[Charts and diagrams as code]
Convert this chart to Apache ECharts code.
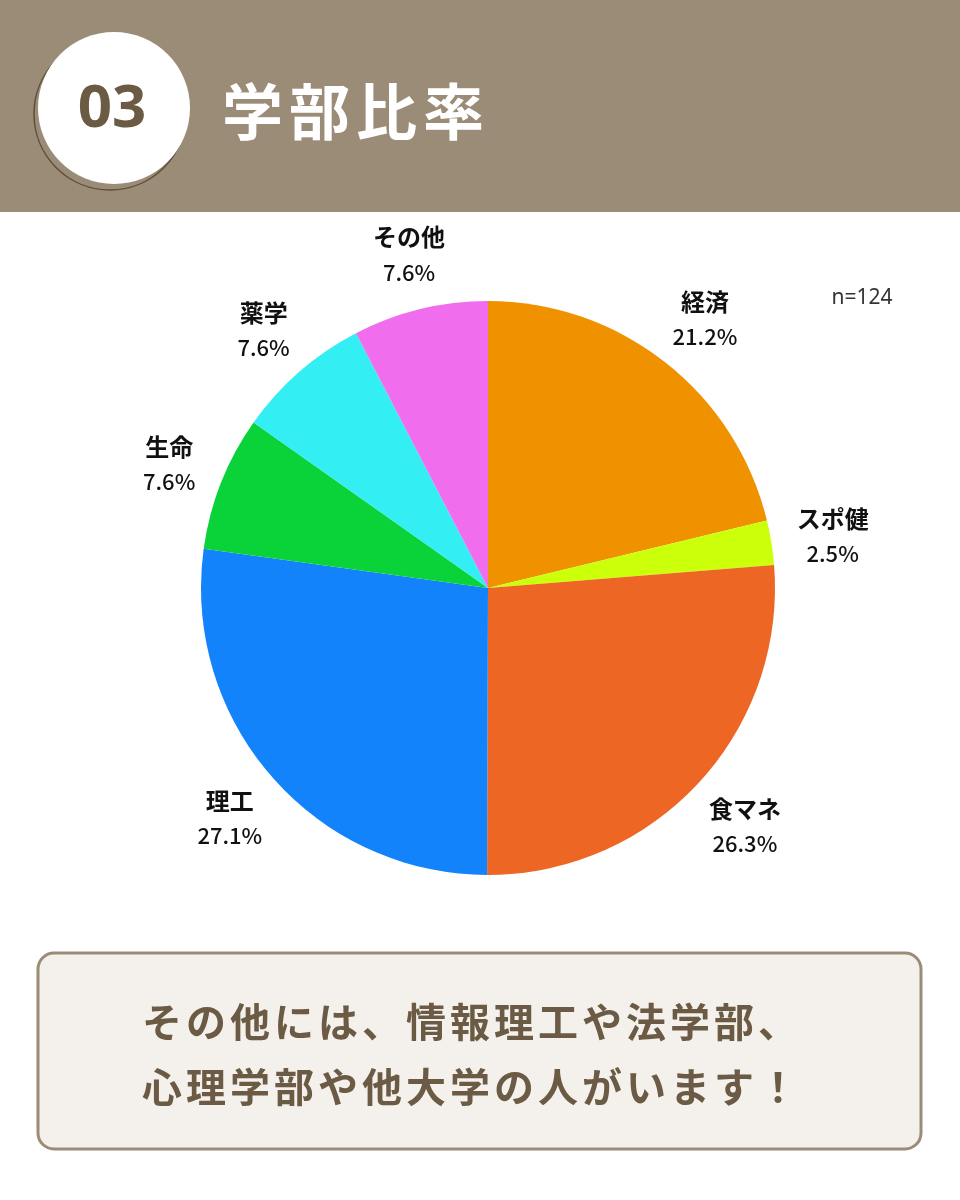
<!DOCTYPE html>
<html><head><meta charset="utf-8">
<script src="https://cdn.jsdelivr.net/npm/echarts@6/dist/echarts.min.js"></script>
<style>html,body{margin:0;padding:0;background:#fff}#c{width:960px;height:1200px}</style>
</head><body><div id="c"></div>
<script>
const categories = ['経済', 'スポ健', '食マネ', '理工', '生命', '薬学', 'その他'];
const values = [21.2, 2.5, 26.3, 27.1, 7.6, 7.6, 7.6];
const colors = ['#F09200', '#CCFF0A', '#EE6624', '#1283FA', '#0AD33A', '#33EEF2', '#F06EEE'];
const sampleNote = 'n=124';
const titleText = '学部比率';
const badgeText = '03';
const noteLines = ['その他には、情報理工や法学部、', '心理学部や他大学の人がいます！'];

const FONT = '"Noto Sans CJK JP", "Noto Sans", sans-serif';
const chart = echarts.init(document.getElementById('c'), null, {renderer: 'canvas'});
const data = categories.map((c, i) => ({name: c, value: values[i], itemStyle: {color: colors[i]}}));

function spacedText(str, x0, step, y, font, fill) {
  return Array.from(str).map((ch, i) => ({
    type: 'text', x: x0 + step / 2 + i * step, y: y,
    style: {text: ch, font: font, fill: fill, align: 'center', verticalAlign: 'middle'}, z: 3
  }));
}

const graphics = [
  {type: 'rect', shape: {x: 0, y: 0, width: 960, height: 212}, style: {fill: '#9B8C77'}, z: 0},
  {type: 'circle', shape: {cx: 110, cy: 114, r: 76}, style: {fill: 'none', stroke: '#5E4E3A', lineWidth: 1.5}, z: 1},
  {type: 'circle', shape: {cx: 114, cy: 108, r: 76}, style: {fill: '#ffffff'}, z: 2},
  {type: 'text', x: 112, y: 110, style: {text: badgeText, font: 'bold 60px "Noto Sans", sans-serif', fill: '#6B5A44', align: 'center', verticalAlign: 'middle'}, z: 3},
  {type: 'text', x: 862, y: 298, style: {text: sampleNote, font: '21px "Noto Sans", sans-serif', fill: '#333333', align: 'center', verticalAlign: 'middle'}, z: 3},
  {type: 'rect', shape: {x: 38, y: 953, width: 883, height: 196, r: 16}, style: {fill: '#F4F1EC', stroke: '#9B8C77', lineWidth: 3}, z: 1}
].concat(
  spacedText(titleText, 219, 67, 112, 'bold 61px ' + FONT, '#ffffff'),
  spacedText(noteLines[0], 140, 44, 1022, 'bold 40px ' + FONT, '#6B5A44'),
  spacedText(noteLines[1], 140, 44, 1087, 'bold 40px ' + FONT, '#6B5A44')
);

chart.setOption({
  animation: false,
  backgroundColor: '#ffffff',
  graphic: graphics,
  series: [
    {
      type: 'pie', center: [488, 588], radius: [0, 287], startAngle: 90, clockwise: true,
      silent: true, label: {show: false}, labelLine: {show: false},
      itemStyle: {borderWidth: 0}, data: data
    },
    {
      type: 'pie', center: [491, 591], radius: [300, 386], startAngle: 90, clockwise: true,
      silent: true, labelLine: {show: false},
      itemStyle: {color: 'rgba(0,0,0,0)', borderWidth: 0},
      label: {
        show: true, position: 'inside',
        formatter: p => '{n|' + p.name + '}\n{p|' + p.value.toFixed(1) + '%}',
        rich: {
          n: {fontFamily: FONT, fontWeight: 'bold', fontSize: 24, color: '#111111', lineHeight: 35, align: 'center'},
          p: {fontFamily: FONT, fontWeight: 500, fontSize: 22, color: '#111111', lineHeight: 35, align: 'center'}
        }
      },
      data: categories.map((c, i) => ({name: c, value: values[i]}))
    }
  ]
});
</script></body></html>
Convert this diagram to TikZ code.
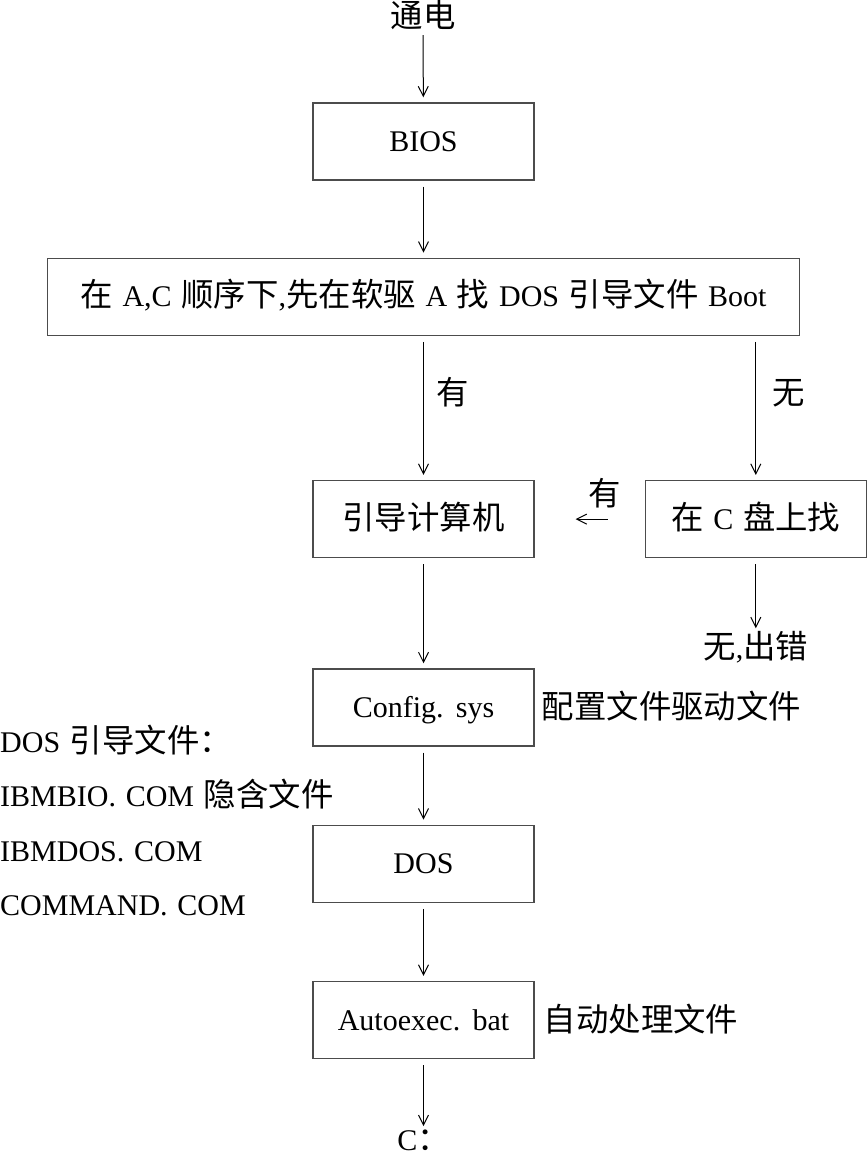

● **Goal**: Restate each line of the records exactly; pictures do not belong in the copy.

● **Answer to the exercise**:
Convert this chart to Apache ECharts code.
<!DOCTYPE html>
<html><head><meta charset="utf-8">
<script src="https://cdn.jsdelivr.net/npm/echarts@6/dist/echarts.min.js"></script>
<style>html,body{margin:0;padding:0;background:#fff}#c{width:960px;height:1200px}</style>
</head><body><div id="c"></div>
<script>
const categories = ['経済', 'スポ健', '食マネ', '理工', '生命', '薬学', 'その他'];
const values = [21.2, 2.5, 26.3, 27.1, 7.6, 7.6, 7.6];
const colors = ['#F09200', '#CCFF0A', '#EE6624', '#1283FA', '#0AD33A', '#33EEF2', '#F06EEE'];
const sampleNote = 'n=124';
const titleText = '学部比率';
const badgeText = '03';
const noteLines = ['その他には、情報理工や法学部、', '心理学部や他大学の人がいます！'];

const FONT = '"Noto Sans CJK JP", "Noto Sans", sans-serif';
const chart = echarts.init(document.getElementById('c'), null, {renderer: 'canvas'});
const data = categories.map((c, i) => ({name: c, value: values[i], itemStyle: {color: colors[i]}}));

function spacedText(str, x0, step, y, font, fill) {
  return Array.from(str).map((ch, i) => ({
    type: 'text', x: x0 + step / 2 + i * step, y: y,
    style: {text: ch, font: font, fill: fill, align: 'center', verticalAlign: 'middle'}, z: 3
  }));
}

const graphics = [
  {type: 'rect', shape: {x: 0, y: 0, width: 960, height: 212}, style: {fill: '#9B8C77'}, z: 0},
  {type: 'circle', shape: {cx: 110, cy: 114, r: 76}, style: {fill: 'none', stroke: '#5E4E3A', lineWidth: 1.5}, z: 1},
  {type: 'circle', shape: {cx: 114, cy: 108, r: 76}, style: {fill: '#ffffff'}, z: 2},
  {type: 'text', x: 112, y: 110, style: {text: badgeText, font: 'bold 60px "Noto Sans", sans-serif', fill: '#6B5A44', align: 'center', verticalAlign: 'middle'}, z: 3},
  {type: 'text', x: 862, y: 298, style: {text: sampleNote, font: '21px "Noto Sans", sans-serif', fill: '#333333', align: 'center', verticalAlign: 'middle'}, z: 3},
  {type: 'rect', shape: {x: 38, y: 953, width: 883, height: 196, r: 16}, style: {fill: '#F4F1EC', stroke: '#9B8C77', lineWidth: 3}, z: 1}
].concat(
  spacedText(titleText, 219, 67, 112, 'bold 61px ' + FONT, '#ffffff'),
  spacedText(noteLines[0], 140, 44, 1022, 'bold 40px ' + FONT, '#6B5A44'),
  spacedText(noteLines[1], 140, 44, 1087, 'bold 40px ' + FONT, '#6B5A44')
);

chart.setOption({
  animation: false,
  backgroundColor: '#ffffff',
  graphic: graphics,
  series: [
    {
      type: 'pie', center: [488, 588], radius: [0, 287], startAngle: 90, clockwise: true,
      silent: true, label: {show: false}, labelLine: {show: false},
      itemStyle: {borderWidth: 0}, data: data
    },
    {
      type: 'pie', center: [491, 591], radius: [300, 386], startAngle: 90, clockwise: true,
      silent: true, labelLine: {show: false},
      itemStyle: {color: 'rgba(0,0,0,0)', borderWidth: 0},
      label: {
        show: true, position: 'inside',
        formatter: p => '{n|' + p.name + '}\n{p|' + p.value.toFixed(1) + '%}',
        rich: {
          n: {fontFamily: FONT, fontWeight: 'bold', fontSize: 24, color: '#111111', lineHeight: 35, align: 'center'},
          p: {fontFamily: FONT, fontWeight: 500, fontSize: 22, color: '#111111', lineHeight: 35, align: 'center'}
        }
      },
      data: categories.map((c, i) => ({name: c, value: values[i]}))
    }
  ]
});
</script></body></html>
Convert this diagram to TikZ code.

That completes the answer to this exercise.